BREAKING! Whistleblower David Goodstein Slams Kaplan and Wins!

Cryn Johannsen

In November of 2010, I wrote about David Goodstein's suit against Kaplan. He came to me with his story about one of Kaplan's campuses in Pennsylvania. He alleged that they lured students into signing up for a surgical-technology program that literally had no end, i.e., the program could not be completed. The students were defrauded and left with mountains of debt. Goodstein, a high-ranking employee at Kaplan, was outraged by the situation, and took action. (Kaplan is owned by the Washington Post, which is one of the reasons they never write about the student lending crisis, and especially not the for-profit issue. In fact, they have come out in defense of the for-profits. But why wouldn't they? The paper depends upon those profits. So their writers, like Michelle Singletary, spews out positive-thinking mumbo jumbo about paying down debt. She always likes to highlight exceptional cases in which people have paid off their debt, and fails to discuss the fact that we're dealing with a systemic crisis. Here's the problem with that - folks on the Hill turn to the WAPO for big news items. They take a glance at stories that discuss debtors who take hiking trips or who have paid down their debt. Then they think there isn't an issue, and they move on. That's why WAPO has lost its journalistic integrity, especially when it comes to adequately addressing the student lending crisis.

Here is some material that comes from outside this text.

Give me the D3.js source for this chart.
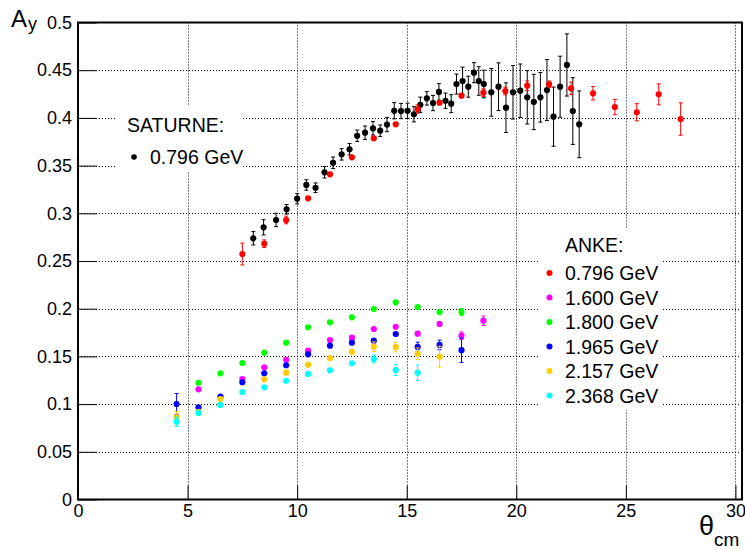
<!DOCTYPE html>
<html>
<head>
<meta charset="utf-8">
<script src="https://cdn.jsdelivr.net/npm/d3@7"></script>
<style>
  html, body { margin: 0; padding: 0; background: #fff; }
  svg { display: block; }
  text { font-family: "Liberation Sans", Arial, Helvetica, sans-serif; fill: #000; }
</style>
</head>
<body>
<svg id="chart" width="745" height="550"></svg>
<script>
// ---------------- DATA ----------------
const xTicks = [0, 5, 10, 15, 20, 25, 30];
const xTickLabels = ["0", "5", "10", "15", "20", "25", "30"];
const yTicks = [0, 0.05, 0.1, 0.15, 0.2, 0.25, 0.3, 0.35, 0.4, 0.45, 0.5];
const yTickLabels = ["0", "0.05", "0.1", "0.15", "0.2", "0.25", "0.3", "0.35", "0.4", "0.45", "0.5"];

// SATURNE 0.796 GeV (black)
const satX = [8.0, 8.47, 9.04, 9.52, 10.0, 10.42, 10.84, 11.25, 11.64, 12.03, 12.39, 12.74, 13.10, 13.46, 13.79,
  14.10, 14.43, 14.74, 15.04, 15.33, 15.62, 15.92, 16.20, 16.47, 16.77, 17.03, 17.27, 17.55, 17.81, 18.07,
  18.29, 18.52, 18.86, 19.19, 19.53, 19.85, 20.18, 20.50, 20.80, 21.10, 21.40, 21.70, 22.00, 22.31, 22.58, 22.87];
const satY = [0.2738, 0.2853, 0.2930, 0.3042, 0.3153, 0.3297, 0.3268, 0.3430, 0.3530, 0.3618, 0.3671, 0.3813, 0.3845, 0.3891, 0.3866,
  0.3930, 0.4075, 0.4072, 0.4075, 0.4038, 0.4138, 0.4205, 0.4156, 0.4272, 0.4180, 0.4149, 0.4355, 0.4387, 0.4327, 0.4474,
  0.4387, 0.4355, 0.4268, 0.4327, 0.4107, 0.4268, 0.4285, 0.4216, 0.4167, 0.4216, 0.4292, 0.4013, 0.4327, 0.4555, 0.4072, 0.3933];
const satErr = [0.007, 0.008, 0.007, 0.005, 0.0055, 0.0055, 0.005, 0.006, 0.006, 0.006, 0.006, 0.006, 0.007, 0.007, 0.006,
  0.0075, 0.0085, 0.008, 0.008, 0.008, 0.008, 0.007, 0.008, 0.0087, 0.008, 0.0094, 0.0105, 0.0145, 0.011, 0.0105,
  0.015, 0.0145, 0.025, 0.025, 0.026, 0.028, 0.028, 0.028, 0.029, 0.026, 0.032, 0.031, 0.032, 0.0326, 0.035, 0.035];

// ANKE series
const ankeLabels = ["0.796 GeV", "1.600 GeV", "1.800 GeV", "1.965 GeV", "2.157 GeV", "2.368 GeV"];
const ankeColors = ["#ff0000", "#ff00ff", "#00ff00", "#0000ff", "#ffcc00", "#00ffff"];

const a0796X = [7.5, 8.5, 9.5, 10.5, 11.5, 12.5, 13.5, 14.5, 15.5, 16.5, 17.5, 18.5, 19.5, 20.5, 21.5, 22.5, 23.5, 24.5, 25.5, 26.5, 27.5];
const a0796Y = [0.2573, 0.2681, 0.2930, 0.3157, 0.3409, 0.3587, 0.3786, 0.3933, 0.4093, 0.4159, 0.4233, 0.4264, 0.4282, 0.4338, 0.4352, 0.4310, 0.4258, 0.4114, 0.4059, 0.4247, 0.3988];
const a0796E = [0.0115, 0.004, 0.004, 0.003, 0.003, 0.003, 0.003, 0.003, 0.0044, 0.003, 0.003, 0.004, 0.004, 0.005, 0.0035, 0.0066, 0.007, 0.008, 0.009, 0.011, 0.017];

const a1600X = [5.5, 7.5, 8.5, 9.5, 10.5, 11.5, 12.5, 13.5, 14.5, 15.5, 16.5, 17.5, 18.5];
const a1600Y = [0.1155, 0.1263, 0.1386, 0.1465, 0.1560, 0.1672, 0.1696, 0.1787, 0.1811, 0.1738, 0.1840, 0.1717, 0.1874];
const a1600E = [0.002, 0.002, 0.002, 0.002, 0.002, 0.002, 0.002, 0.002, 0.003, 0.003, 0.003, 0.004, 0.005];

const a1800X = [5.5, 6.5, 7.5, 8.5, 9.5, 10.5, 11.5, 12.5, 13.5, 14.5, 15.5, 16.5, 17.5];
const a1800Y = [0.1224, 0.1323, 0.1431, 0.1539, 0.1644, 0.1805, 0.1857, 0.1910, 0.1997, 0.2067, 0.2018, 0.1965, 0.1965];
const a1800E = [0.002, 0.002, 0.002, 0.002, 0.002, 0.002, 0.002, 0.002, 0.002, 0.002, 0.002, 0.003, 0.0037];

const a1965X = [4.5, 5.5, 6.5, 7.5, 8.5, 9.5, 10.5, 11.5, 12.5, 13.5, 14.5, 15.5, 16.5, 17.5];
const a1965Y = [0.1001, 0.0966, 0.1078, 0.1229, 0.1323, 0.1407, 0.1522, 0.1612, 0.1644, 0.1665, 0.1735, 0.1599, 0.1620, 0.1565];
const a1965E = [0.011, 0.003, 0.003, 0.002, 0.002, 0.002, 0.002, 0.002, 0.002, 0.002, 0.003, 0.005, 0.005, 0.0127];

const a2157X = [4.5, 5.5, 6.5, 8.5, 9.5, 10.5, 11.5, 12.5, 13.5, 14.5, 15.5, 16.5];
const a2157Y = [0.0862, 0.0920, 0.1053, 0.1260, 0.1329, 0.1413, 0.1483, 0.1549, 0.1602, 0.1599, 0.1528, 0.1497];
const a2157E = [0.006, 0.003, 0.003, 0.002, 0.002, 0.002, 0.002, 0.003, 0.005, 0.005, 0.006, 0.011];

const a2368X = [4.5, 5.5, 6.5, 7.5, 8.5, 9.5, 10.5, 11.5, 12.5, 13.5, 14.5, 15.5];
const a2368Y = [0.0816, 0.0907, 0.0991, 0.1127, 0.1176, 0.1245, 0.1316, 0.1354, 0.1428, 0.1473, 0.1357, 0.1329];
const a2368E = [0.005, 0.003, 0.003, 0.002, 0.002, 0.002, 0.002, 0.002, 0.002, 0.004, 0.0056, 0.008];

// ---------------- CHART ----------------
const svg = d3.select("#chart");
const L = 78, R = 742, T = 22.5, B = 499.5;
const x = d3.scaleLinear().domain([0, 30.3]).range([L, R]);
const y = d3.scaleLinear().domain([0, 0.5]).range([B, T]);

// grid
const grid = svg.append("g").attr("stroke", "#000").attr("stroke-width", 1).attr("stroke-dasharray", "1,2");
grid.selectAll("line.gx").data(xTicks.filter(v => v > 0)).enter().append("line")
  .attr("x1", d => Math.round(x(d)) + 0.5).attr("x2", d => Math.round(x(d)) + 0.5)
  .attr("y1", T).attr("y2", B);
grid.selectAll("line.gy").data(yTicks.filter(v => v > 0 && v < 0.5)).enter().append("line")
  .attr("y1", d => Math.round(y(d)) + 0.5).attr("y2", d => Math.round(y(d)) + 0.5)
  .attr("x1", L).attr("x2", R);

// axes
const yAxis = d3.axisLeft(y).tickValues(yTicks).tickFormat((d, i) => yTickLabels[i])
  .tickSizeInner(-19).tickSizeOuter(0).tickPadding(6);
const gy = svg.append("g").attr("transform", `translate(${L},0)`).call(yAxis);
const xAxis = d3.axisBottom(x).tickValues(xTicks).tickFormat((d, i) => xTickLabels[i])
  .tickSizeInner(-14).tickSizeOuter(0).tickPadding(5);
const gx = svg.append("g").attr("transform", `translate(0,${B})`).call(xAxis);
[gx, gy].forEach(g => {
  g.select(".domain").remove();
  g.selectAll("text").style("font-size", "18px").style("font-family", "'Liberation Sans', Arial, sans-serif");
  g.selectAll("line").attr("stroke", "#000");
});

// frame
svg.append("rect").attr("x", L).attr("y", T).attr("width", R - L).attr("height", B - T)
  .attr("fill", "none").attr("stroke", "#000").attr("stroke-width", 2);

// legend boxes (white fill)
svg.append("rect").attr("x", 117).attr("y", 106).attr("width", 126).attr("height", 65).attr("fill", "#fff");
svg.append("rect").attr("x", 540).attr("y", 228).attr("width", 122).attr("height", 182).attr("fill", "#fff");

// data drawing helper
function drawSeries(xs, ys, es, color) {
  const g = svg.append("g");
  const pts = xs.map((v, i) => ({ x: v, y: ys[i], e: es[i] }));
  const cap = 2;
  pts.forEach(p => {
    const cx = x(p.x), top = y(p.y + p.e), bot = y(p.y - p.e);
    if (bot - top > 6) {
      g.append("line").attr("x1", cx).attr("x2", cx).attr("y1", top).attr("y2", bot)
        .attr("stroke", color).attr("stroke-width", 1);
      g.append("line").attr("x1", cx - cap).attr("x2", cx + cap).attr("y1", top).attr("y2", top)
        .attr("stroke", color).attr("stroke-width", 1);
      g.append("line").attr("x1", cx - cap).attr("x2", cx + cap).attr("y1", bot).attr("y2", bot)
        .attr("stroke", color).attr("stroke-width", 1);
    }
  });
  g.selectAll("circle").data(pts).enter().append("circle")
    .attr("cx", d => x(d.x)).attr("cy", d => y(d.y)).attr("r", 3.1).attr("fill", color);
}

drawSeries(satX, satY, satErr, "#000");
drawSeries(a0796X, a0796Y, a0796E, ankeColors[0]);
drawSeries(a1600X, a1600Y, a1600E, ankeColors[1]);
drawSeries(a1800X, a1800Y, a1800E, ankeColors[2]);
drawSeries(a1965X, a1965Y, a1965E, ankeColors[3]);
drawSeries(a2157X, a2157Y, a2157E, ankeColors[4]);
drawSeries(a2368X, a2368Y, a2368E, ankeColors[5]);

// SATURNE legend
svg.append("text").attr("x", 127).attr("y", 131.5).style("font-size", "19.5px").text("SATURNE:");
svg.append("circle").attr("cx", 134).attr("cy", 157).attr("r", 2.8).attr("fill", "#000");
svg.append("text").attr("x", 150).attr("y", 163.5).style("font-size", "19.5px").text("0.796 GeV");

// ANKE legend
svg.append("text").attr("x", 565).attr("y", 252).style("font-size", "19.5px").text("ANKE:");
const legRows = svg.append("g");
ankeLabels.forEach((lab, i) => {
  const by = 280 + i * 24.5;
  legRows.append("circle").attr("cx", 549.5).attr("cy", by - 7).attr("r", 3).attr("fill", ankeColors[i]);
  legRows.append("text").attr("x", 565).attr("y", by).style("font-size", "19.5px").text(lab);
});

// axis titles
const ty = svg.append("text").attr("x", 11).attr("y", 27).style("font-size", "24px");
ty.append("tspan").text("A");
ty.append("tspan").attr("dx", 1).attr("dy", 2.5).style("font-size", "18px").text("y");

const tx = svg.append("text").attr("x", 699).attr("y", 535).style("font-size", "27px");
tx.append("tspan").text("θ");
tx.append("tspan").attr("dy", 11).style("font-size", "19px").text("cm");
</script>
</body>
</html>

The U.S. Department of Justice announced today that the suit has been settled for $1.6 million. Goodstein prevailed! The official press release can be read here.


I just spoke to David again and he has agreed to answer a few questions about the case, so stay tuned for his remarks!

Here's some other bizarre news about Kaplan. Bloomberg reports that a former dean of Washington Post Co. (WPO)'s Kaplan University unit was sentenced for threatening the school and Kaplan Inc. CFO Andrew Rosen via email and on the Internet. Bennie Wilcox was sentenced to 1 year and 1 day by a federal jury in Chicago.